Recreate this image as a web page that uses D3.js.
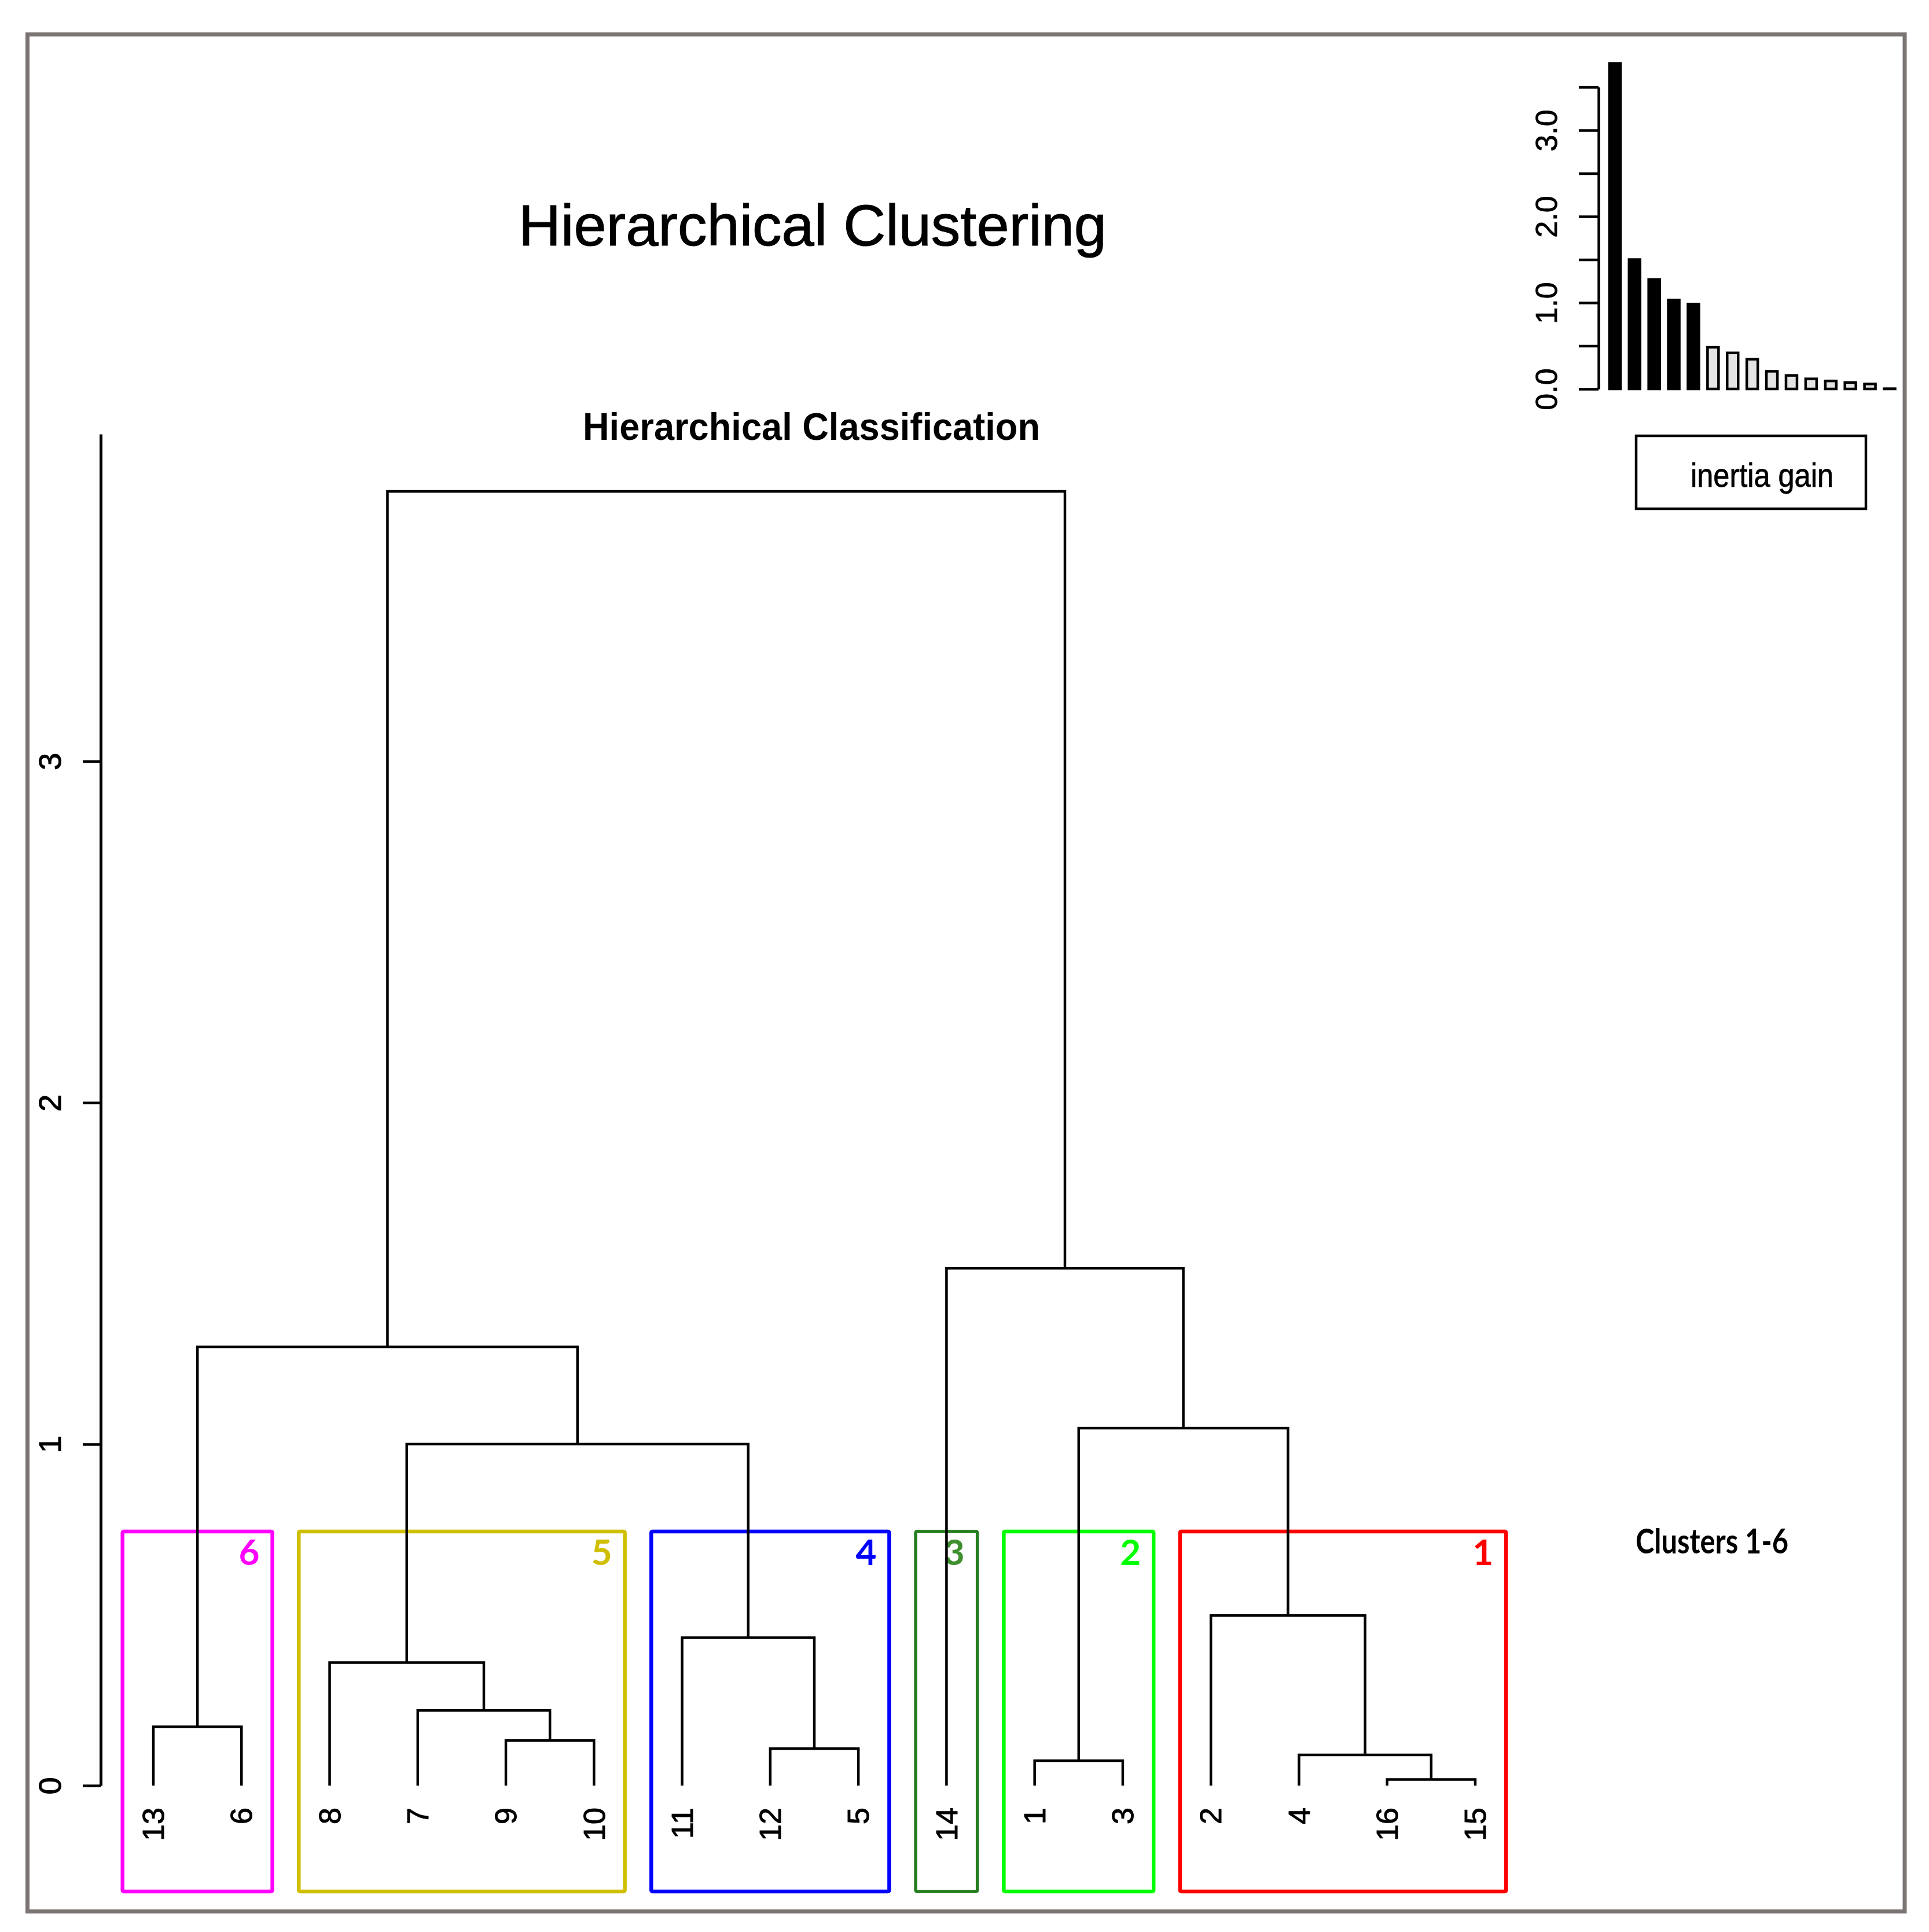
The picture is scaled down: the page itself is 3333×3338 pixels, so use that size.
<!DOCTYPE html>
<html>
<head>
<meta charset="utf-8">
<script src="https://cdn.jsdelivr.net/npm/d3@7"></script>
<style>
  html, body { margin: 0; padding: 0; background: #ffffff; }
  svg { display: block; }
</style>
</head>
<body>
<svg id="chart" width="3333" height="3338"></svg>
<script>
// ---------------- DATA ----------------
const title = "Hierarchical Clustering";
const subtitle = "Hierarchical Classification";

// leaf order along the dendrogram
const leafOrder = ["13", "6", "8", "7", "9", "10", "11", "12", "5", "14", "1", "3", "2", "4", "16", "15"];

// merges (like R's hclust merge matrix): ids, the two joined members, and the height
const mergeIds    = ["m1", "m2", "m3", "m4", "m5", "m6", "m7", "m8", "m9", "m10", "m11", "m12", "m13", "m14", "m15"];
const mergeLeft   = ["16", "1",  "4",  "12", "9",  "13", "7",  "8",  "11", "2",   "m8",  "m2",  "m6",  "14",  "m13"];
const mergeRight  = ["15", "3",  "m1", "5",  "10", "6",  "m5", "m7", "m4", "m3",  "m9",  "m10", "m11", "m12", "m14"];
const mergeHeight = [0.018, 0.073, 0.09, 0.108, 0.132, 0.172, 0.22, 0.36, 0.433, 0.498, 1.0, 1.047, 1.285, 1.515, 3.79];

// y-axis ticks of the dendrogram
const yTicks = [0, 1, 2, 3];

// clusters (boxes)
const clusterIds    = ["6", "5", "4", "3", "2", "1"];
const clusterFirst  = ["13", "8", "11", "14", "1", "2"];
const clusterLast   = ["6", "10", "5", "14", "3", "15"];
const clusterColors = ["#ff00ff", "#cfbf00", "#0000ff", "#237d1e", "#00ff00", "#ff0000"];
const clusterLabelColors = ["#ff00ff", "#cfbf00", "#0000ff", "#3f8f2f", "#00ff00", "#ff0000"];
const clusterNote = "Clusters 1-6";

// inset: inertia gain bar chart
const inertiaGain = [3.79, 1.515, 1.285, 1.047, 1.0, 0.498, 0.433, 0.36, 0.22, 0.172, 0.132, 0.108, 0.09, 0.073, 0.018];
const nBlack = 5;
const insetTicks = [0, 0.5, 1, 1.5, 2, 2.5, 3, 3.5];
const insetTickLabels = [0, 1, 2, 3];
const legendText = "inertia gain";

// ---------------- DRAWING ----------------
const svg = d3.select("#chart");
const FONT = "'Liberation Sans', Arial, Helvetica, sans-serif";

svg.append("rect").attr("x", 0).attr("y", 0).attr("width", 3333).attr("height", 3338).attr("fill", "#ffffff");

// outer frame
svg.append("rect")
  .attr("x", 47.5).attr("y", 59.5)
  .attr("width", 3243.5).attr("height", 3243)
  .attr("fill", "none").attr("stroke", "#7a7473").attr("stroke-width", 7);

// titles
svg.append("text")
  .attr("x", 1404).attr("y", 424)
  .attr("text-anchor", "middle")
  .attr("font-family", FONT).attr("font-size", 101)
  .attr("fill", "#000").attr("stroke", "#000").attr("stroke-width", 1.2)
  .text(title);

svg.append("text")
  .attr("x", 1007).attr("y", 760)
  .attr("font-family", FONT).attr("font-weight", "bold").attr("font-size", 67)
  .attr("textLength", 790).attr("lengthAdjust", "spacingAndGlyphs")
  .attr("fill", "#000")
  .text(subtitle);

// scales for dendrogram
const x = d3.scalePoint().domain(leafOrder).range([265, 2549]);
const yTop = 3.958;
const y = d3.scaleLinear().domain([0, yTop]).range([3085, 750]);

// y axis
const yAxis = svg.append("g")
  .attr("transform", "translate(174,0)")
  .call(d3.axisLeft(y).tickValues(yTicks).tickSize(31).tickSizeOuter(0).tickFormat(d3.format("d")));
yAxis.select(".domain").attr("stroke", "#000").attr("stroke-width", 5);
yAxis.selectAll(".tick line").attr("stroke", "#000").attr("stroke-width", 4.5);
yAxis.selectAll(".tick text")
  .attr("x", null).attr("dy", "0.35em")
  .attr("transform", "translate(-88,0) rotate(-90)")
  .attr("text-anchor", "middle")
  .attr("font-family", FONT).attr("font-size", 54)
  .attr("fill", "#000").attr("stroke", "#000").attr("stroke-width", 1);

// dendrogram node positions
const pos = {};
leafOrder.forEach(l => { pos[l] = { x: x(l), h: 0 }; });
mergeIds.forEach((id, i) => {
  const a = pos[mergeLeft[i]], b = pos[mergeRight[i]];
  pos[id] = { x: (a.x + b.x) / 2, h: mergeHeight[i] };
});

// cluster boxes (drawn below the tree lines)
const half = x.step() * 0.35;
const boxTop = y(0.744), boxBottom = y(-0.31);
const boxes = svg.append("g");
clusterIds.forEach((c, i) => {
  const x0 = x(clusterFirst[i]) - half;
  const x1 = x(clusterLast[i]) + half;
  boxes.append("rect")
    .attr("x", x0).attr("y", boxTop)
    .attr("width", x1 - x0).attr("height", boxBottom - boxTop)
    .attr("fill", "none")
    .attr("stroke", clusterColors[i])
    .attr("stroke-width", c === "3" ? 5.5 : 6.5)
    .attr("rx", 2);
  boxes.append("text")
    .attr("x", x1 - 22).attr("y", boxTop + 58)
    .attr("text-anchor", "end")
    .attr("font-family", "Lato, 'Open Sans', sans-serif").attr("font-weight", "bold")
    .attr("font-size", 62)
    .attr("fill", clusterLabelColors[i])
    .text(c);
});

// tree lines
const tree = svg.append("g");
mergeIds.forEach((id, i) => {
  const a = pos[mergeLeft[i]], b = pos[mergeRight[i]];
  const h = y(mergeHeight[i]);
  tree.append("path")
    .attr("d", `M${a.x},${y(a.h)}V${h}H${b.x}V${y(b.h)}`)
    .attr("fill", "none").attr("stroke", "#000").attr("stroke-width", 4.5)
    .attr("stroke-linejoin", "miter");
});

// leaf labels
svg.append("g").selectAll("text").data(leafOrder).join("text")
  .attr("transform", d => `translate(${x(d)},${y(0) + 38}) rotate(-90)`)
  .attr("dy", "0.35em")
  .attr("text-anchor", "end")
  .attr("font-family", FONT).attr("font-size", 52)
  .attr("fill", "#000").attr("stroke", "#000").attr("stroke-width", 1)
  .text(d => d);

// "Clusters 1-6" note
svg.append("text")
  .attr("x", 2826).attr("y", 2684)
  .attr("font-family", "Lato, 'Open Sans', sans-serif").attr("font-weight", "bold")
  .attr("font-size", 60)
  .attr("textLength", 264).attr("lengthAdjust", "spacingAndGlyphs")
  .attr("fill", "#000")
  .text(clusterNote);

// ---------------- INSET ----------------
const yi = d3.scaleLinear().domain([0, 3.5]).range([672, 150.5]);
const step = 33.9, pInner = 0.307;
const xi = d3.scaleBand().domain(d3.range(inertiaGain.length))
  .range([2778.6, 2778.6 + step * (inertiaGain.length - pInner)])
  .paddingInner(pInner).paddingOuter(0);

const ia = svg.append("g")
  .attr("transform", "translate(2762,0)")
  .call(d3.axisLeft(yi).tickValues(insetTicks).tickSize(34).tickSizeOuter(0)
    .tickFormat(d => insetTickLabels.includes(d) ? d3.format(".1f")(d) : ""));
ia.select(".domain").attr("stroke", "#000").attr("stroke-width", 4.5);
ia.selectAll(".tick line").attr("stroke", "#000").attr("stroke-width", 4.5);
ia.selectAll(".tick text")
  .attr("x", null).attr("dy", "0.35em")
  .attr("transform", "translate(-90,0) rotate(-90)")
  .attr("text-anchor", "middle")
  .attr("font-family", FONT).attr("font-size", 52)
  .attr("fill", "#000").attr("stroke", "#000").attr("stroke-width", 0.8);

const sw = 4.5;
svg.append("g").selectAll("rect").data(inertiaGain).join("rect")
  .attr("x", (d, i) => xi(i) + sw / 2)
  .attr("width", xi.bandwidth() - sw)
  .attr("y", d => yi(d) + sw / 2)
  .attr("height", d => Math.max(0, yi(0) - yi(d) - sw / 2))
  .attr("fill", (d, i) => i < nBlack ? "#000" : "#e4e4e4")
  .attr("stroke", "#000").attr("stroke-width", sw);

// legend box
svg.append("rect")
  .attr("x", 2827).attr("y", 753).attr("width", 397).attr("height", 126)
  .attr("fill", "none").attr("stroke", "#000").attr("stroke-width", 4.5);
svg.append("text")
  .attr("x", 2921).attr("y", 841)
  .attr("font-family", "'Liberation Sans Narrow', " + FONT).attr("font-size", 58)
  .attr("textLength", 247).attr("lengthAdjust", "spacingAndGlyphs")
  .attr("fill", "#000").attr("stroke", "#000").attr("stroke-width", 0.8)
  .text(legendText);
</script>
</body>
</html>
================================
**PROBLEM DESCRIPTION**
Of the lines above, how many include the word "page"? Reply with the number alone.

**TASK RESPONSE**
2